Sunday, 4 March 2012

Organic vegetable garden - The plot starts!

 A well grassed site in a Community Garden ready for cultivation. The area was part of a former sheep grazing property established in the 1870's that operated until 1971. You can see the old woolshed in the far background.  It is about 20m above the level of where a small creek once flowed down the Tuggeranong Valley.  (Photo taken on 22 February 2012.)
 'Borrowed landscape' from plantings of Casuarina and, in the background, Mount Taylor.
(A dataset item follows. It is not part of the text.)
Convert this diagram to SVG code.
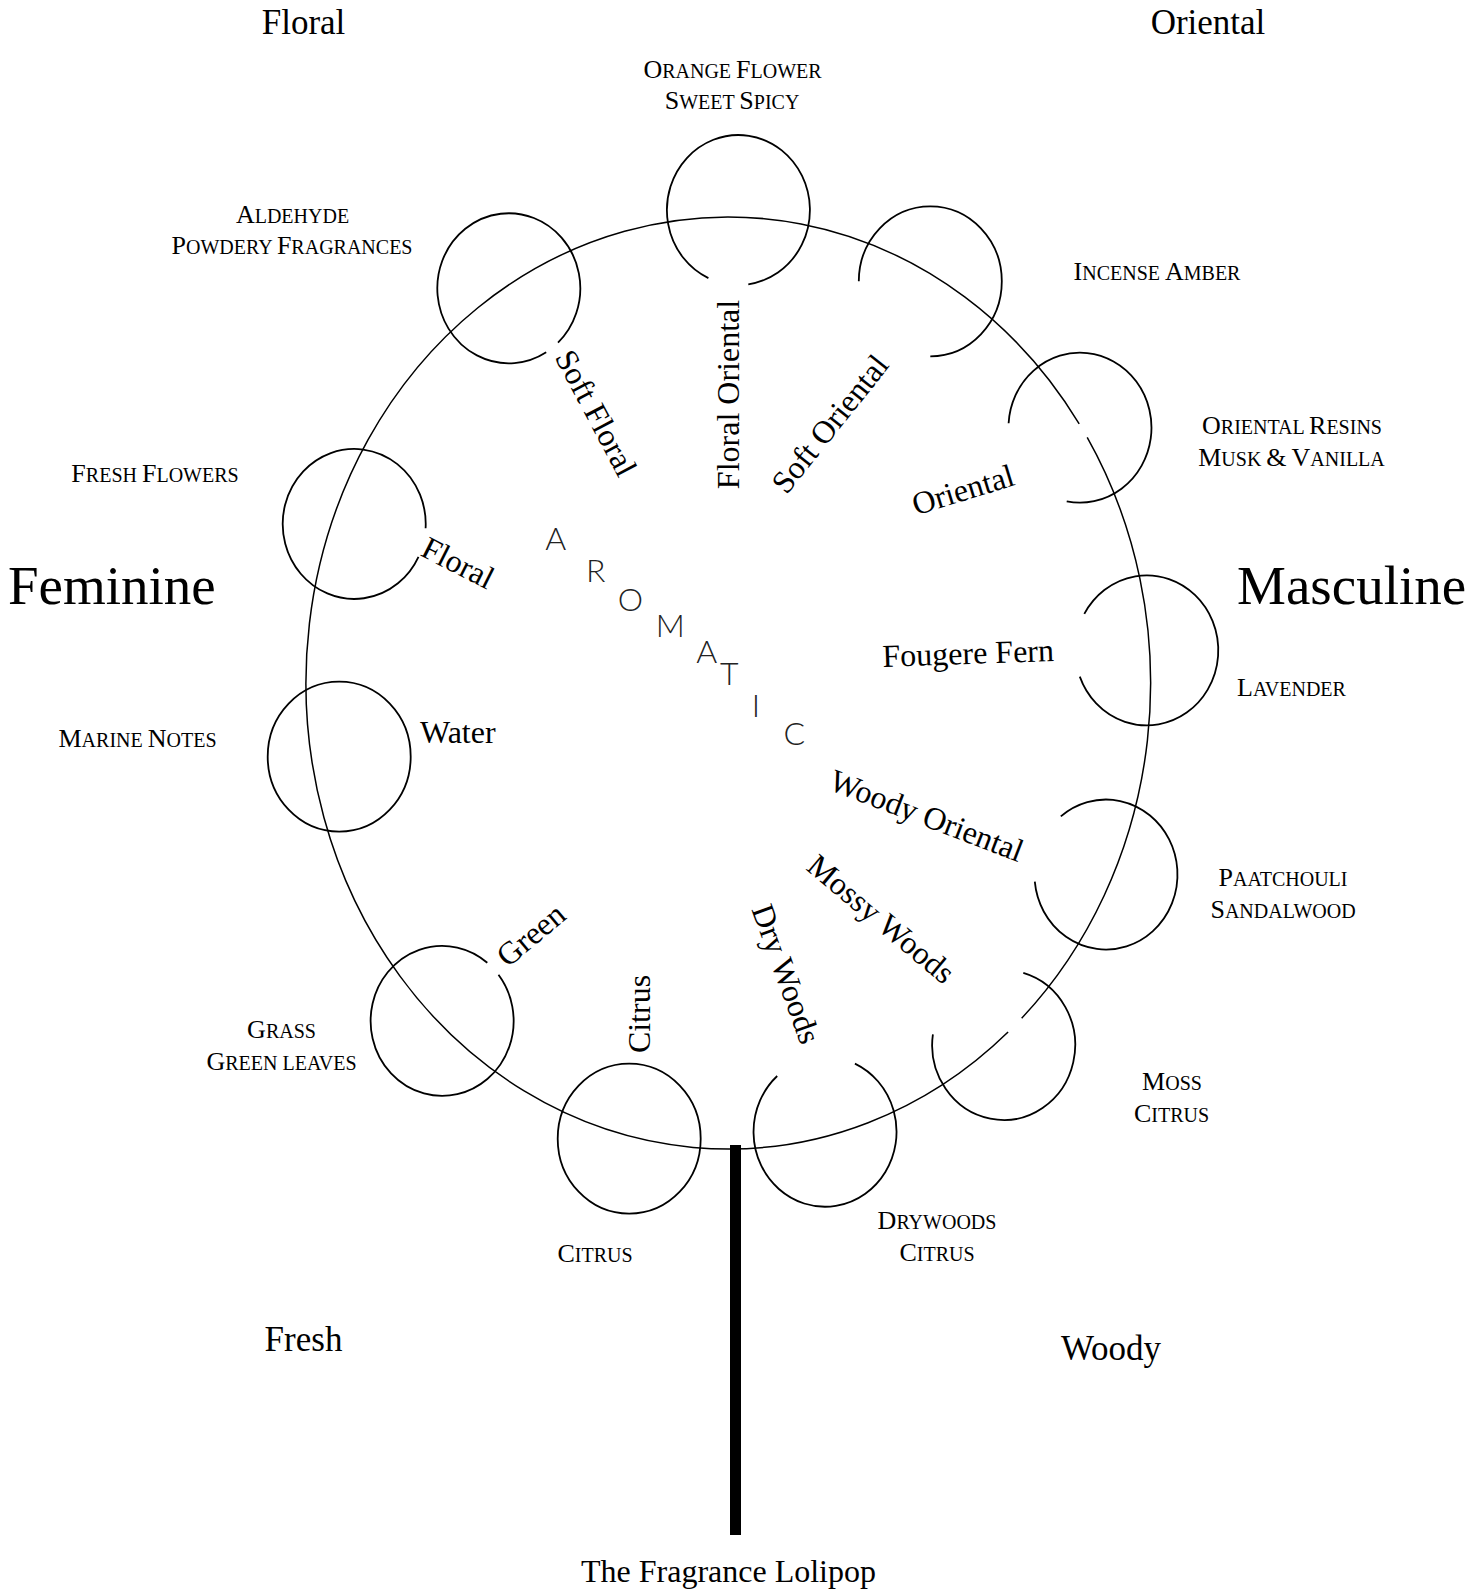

Digging started on the 24 m2 plot on 22 February and after 7 hours I managed to clear all the weeds - mainly couch grass.  A kookaburra observed my efforts and had a good laugh.  Not being a vegetarian he wouldn't have understood.
The soil is a reasonable quality clay loam with an average depth of 200mm topsoil to firm but crumbly clay.  Average pH was tested at 7 to 7.5 - basically neutral.  A top dressing of 10 kilograms of gypsum was applied to the whole area designed to loosen the sub-soil without digging.
The aim of this project is to grow a range of Japanese vegetables over the winter using organic gardening methods.  Canberra can be quite cold over winter and it is therefore important to establish the plants in Autumn to enable growth before the cold sets in.  The photo shows Daikon  or  だいこん ( Japanese Radish) at an Osaka market.  In half of the plot I plan to grow Daikon, Mibuna, Mizuna, Mitsuba, Kabu, Shungiku and Japanese Cabbage.  The other half  of the plot will carry a green manure crop of broadbeans, barley and fenugreek.